- [Prompt]: Leave out the pictures and restate the rest of the data exactly.

━━━

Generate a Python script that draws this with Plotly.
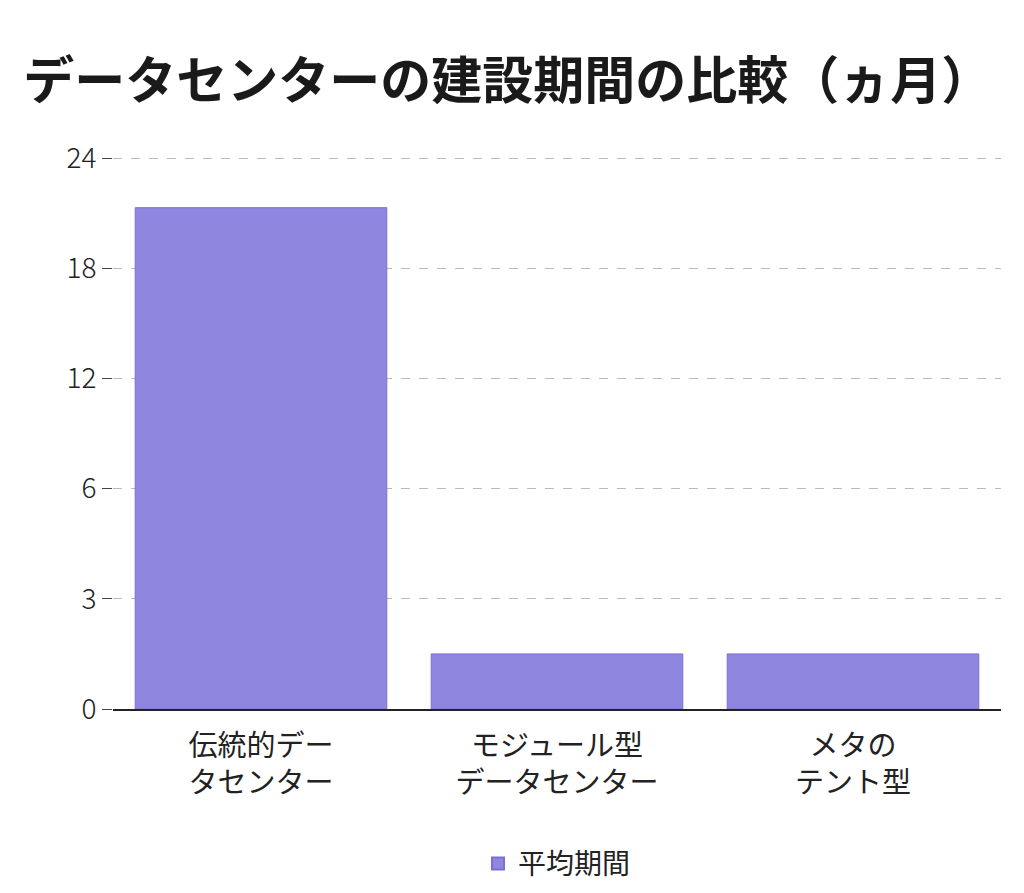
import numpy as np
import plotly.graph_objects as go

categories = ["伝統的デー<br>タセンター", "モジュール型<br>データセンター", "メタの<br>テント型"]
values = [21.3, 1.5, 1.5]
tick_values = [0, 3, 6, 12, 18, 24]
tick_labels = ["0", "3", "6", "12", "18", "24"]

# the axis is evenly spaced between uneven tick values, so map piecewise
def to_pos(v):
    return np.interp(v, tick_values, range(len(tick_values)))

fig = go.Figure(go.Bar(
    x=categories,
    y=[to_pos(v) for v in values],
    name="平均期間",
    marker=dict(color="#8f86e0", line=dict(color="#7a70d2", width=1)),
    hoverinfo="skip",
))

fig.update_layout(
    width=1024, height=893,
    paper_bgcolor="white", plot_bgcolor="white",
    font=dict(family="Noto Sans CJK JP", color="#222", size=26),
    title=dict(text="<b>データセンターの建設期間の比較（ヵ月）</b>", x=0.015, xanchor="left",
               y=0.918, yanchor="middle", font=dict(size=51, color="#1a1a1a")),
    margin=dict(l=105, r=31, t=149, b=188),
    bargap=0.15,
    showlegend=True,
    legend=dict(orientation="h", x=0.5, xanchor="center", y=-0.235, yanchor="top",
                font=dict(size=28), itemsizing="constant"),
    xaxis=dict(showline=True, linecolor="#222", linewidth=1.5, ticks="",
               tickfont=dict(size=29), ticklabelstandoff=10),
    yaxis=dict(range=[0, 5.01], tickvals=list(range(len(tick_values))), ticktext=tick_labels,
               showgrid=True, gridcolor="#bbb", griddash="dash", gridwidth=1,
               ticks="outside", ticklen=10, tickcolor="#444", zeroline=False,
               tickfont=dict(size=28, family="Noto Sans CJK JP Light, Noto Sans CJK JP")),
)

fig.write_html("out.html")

━━━

- [Response below]:
Generate a Python script that draws this with Plotly.
import numpy as np
import plotly.graph_objects as go

categories = ["伝統的デー<br>タセンター", "モジュール型<br>データセンター", "メタの<br>テント型"]
values = [21.3, 1.5, 1.5]
tick_values = [0, 3, 6, 12, 18, 24]
tick_labels = ["0", "3", "6", "12", "18", "24"]

# the axis is evenly spaced between uneven tick values, so map piecewise
def to_pos(v):
    return np.interp(v, tick_values, range(len(tick_values)))

fig = go.Figure(go.Bar(
    x=categories,
    y=[to_pos(v) for v in values],
    name="平均期間",
    marker=dict(color="#8f86e0", line=dict(color="#7a70d2", width=1)),
    hoverinfo="skip",
))

fig.update_layout(
    width=1024, height=893,
    paper_bgcolor="white", plot_bgcolor="white",
    font=dict(family="Noto Sans CJK JP", color="#222", size=26),
    title=dict(text="<b>データセンターの建設期間の比較（ヵ月）</b>", x=0.015, xanchor="left",
               y=0.918, yanchor="middle", font=dict(size=51, color="#1a1a1a")),
    margin=dict(l=105, r=31, t=149, b=188),
    bargap=0.15,
    showlegend=True,
    legend=dict(orientation="h", x=0.5, xanchor="center", y=-0.235, yanchor="top",
                font=dict(size=28), itemsizing="constant"),
    xaxis=dict(showline=True, linecolor="#222", linewidth=1.5, ticks="",
               tickfont=dict(size=29), ticklabelstandoff=10),
    yaxis=dict(range=[0, 5.01], tickvals=list(range(len(tick_values))), ticktext=tick_labels,
               showgrid=True, gridcolor="#bbb", griddash="dash", gridwidth=1,
               ticks="outside", ticklen=10, tickcolor="#444", zeroline=False,
               tickfont=dict(size=28, family="Noto Sans CJK JP Light, Noto Sans CJK JP")),
)

fig.write_html("out.html")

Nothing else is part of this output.